National Institute for Health Development/Erzsebet Szucs

30 participants from different disciplines and sectors attended a workshop to build capacity on child injury and violence prevention on 12–13 October 2015 in Budapest, Hungary. The meeting was organized by WHO/Europe and the National Institute for Health Development as part of the biannual collaborative agreement between WHO and the Ministry of Human Capacities. Modules of the Training, Educating and Advancing Collaboration in Health on Violence and Injury Prevention (TEACH-VIP) curriculum, (developed by WHO and a network of global injury prevention experts) were used for lectures and working groups on child injury and maltreatment prevention.

Dr Erzsebet Szucs of the National Institute for Health Development welcomed participants and explained the scope and purpose. Dr Pusztai Zsofia, Head of WHO Country Office in Hungary, stressed the importance of tackling child injuries in the country and that multisectoral collaboration was required in line with Health 2020. Dr Peter Csanyi, Head of the Department of Public Health, Ministry of Human Capacities, emphasized an integrated approach to injury prevention and surveillance.
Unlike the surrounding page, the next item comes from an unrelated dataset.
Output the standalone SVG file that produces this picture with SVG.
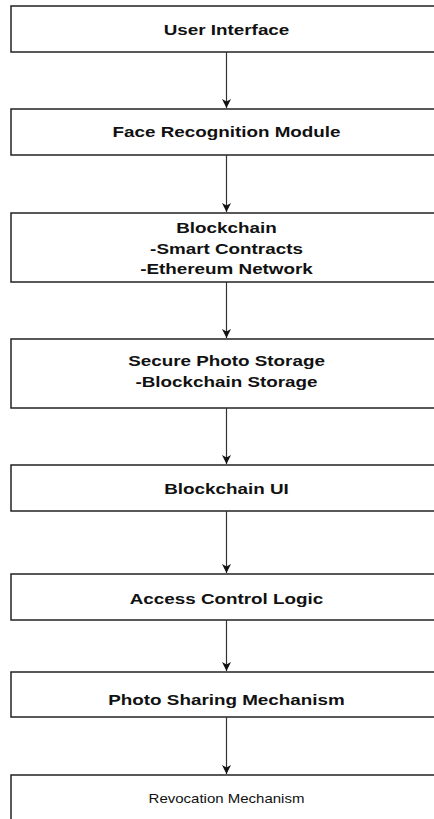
<svg xmlns="http://www.w3.org/2000/svg" width="434" height="819" viewBox="0 0 434 819">
<defs>
<style>
.box{fill:#ffffff;stroke:#222222;stroke-width:1.5}
.b{font-family:"Liberation Sans",Arial,Helvetica,sans-serif;font-weight:bold;font-size:14.5px;fill:#111111;text-anchor:middle}
.r{font-family:"Liberation Sans",Arial,Helvetica,sans-serif;font-size:12.5px;fill:#111111;text-anchor:middle}
.edge{stroke:#333333;stroke-width:1.2;fill:none}
</style>
<marker id="ah" markerWidth="10" markerHeight="10" refX="9" refY="5" orient="auto" markerUnits="userSpaceOnUse">
<path d="M0,0.5 L9,5 L0,9.5 L2.5,5 Z" fill="#111111"/>
</marker>
</defs>
<rect x="0" y="0" width="434" height="819" fill="#ffffff"/>
<g id="n1"><rect class="box" x="11" y="6" width="430" height="46"/><text class="b" transform="translate(226.5,35) scale(1.3,1)">User Interface</text></g>
<g id="n2"><rect class="box" x="11" y="109" width="430" height="46"/><text class="b" transform="translate(226.5,137) scale(1.3,1)">Face Recognition Module</text></g>
<g id="n3"><rect class="box" x="11" y="213" width="430" height="69"/><text class="b" transform="translate(226.5,233) scale(1.3,1)">Blockchain</text><text class="b" transform="translate(226.5,254) scale(1.3,1)">-Smart Contracts</text><text class="b" transform="translate(226.5,274) scale(1.3,1)">-Ethereum Network</text></g>
<g id="n4"><rect class="box" x="11" y="339" width="430" height="69"/><text class="b" transform="translate(226.5,366) scale(1.3,1)">Secure Photo Storage</text><text class="b" transform="translate(226.5,387) scale(1.3,1)">-Blockchain Storage</text></g>
<g id="n5"><rect class="box" x="11" y="465" width="430" height="46"/><text class="b" transform="translate(226.5,494) scale(1.3,1)">Blockchain UI</text></g>
<g id="n6"><rect class="box" x="11" y="574" width="430" height="46"/><text class="b" transform="translate(226.5,604) scale(1.3,1)">Access Control Logic</text></g>
<g id="n7"><rect class="box" x="11" y="672" width="430" height="45"/><text class="b" transform="translate(226.5,705) scale(1.3,1)">Photo Sharing Mechanism</text></g>
<g id="n8"><rect class="box" x="11" y="775" width="430" height="50"/><text class="r" transform="translate(226.5,803) scale(1.2,1)">Revocation Mechanism</text></g>
<g id="connectors">
<line class="edge" x1="226.5" y1="52" x2="226.5" y2="108" marker-end="url(#ah)"/>
<line class="edge" x1="226.5" y1="155" x2="226.5" y2="212" marker-end="url(#ah)"/>
<line class="edge" x1="226.5" y1="282" x2="226.5" y2="338" marker-end="url(#ah)"/>
<line class="edge" x1="226.5" y1="408" x2="226.5" y2="464" marker-end="url(#ah)"/>
<line class="edge" x1="226.5" y1="511" x2="226.5" y2="573" marker-end="url(#ah)"/>
<line class="edge" x1="226.5" y1="620" x2="226.5" y2="671" marker-end="url(#ah)"/>
<line class="edge" x1="226.5" y1="717" x2="226.5" y2="774" marker-end="url(#ah)"/>
</g>
</svg>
A draft strategy on child injury prevention and negotiations are planned for its adoption under the Healthy Hungary 2020 strategy.

Dr Dinesh Sethi, Programme Manager, Violence and Injury Prevention at WHO/Europe, and Ms Dimitrinka Jordanova Peshevska, WHO consultant on violence prevention, addressed child injury and maltreatment prevention. Dr Peter Varsanyi of the National Institute for Health Development presented the burden of childhood injury in Hungary.

Participants rated the course highly, resolving to promote the uptake of TEACH-VIP for health professional training in child injury and violence prevention and to use it in their capacity as trainers. They stated that their understanding of the public health approach to child injury and violence prevention had increased and that they would try to promote intersectoral collaboration for the development of preventive policies and programmes.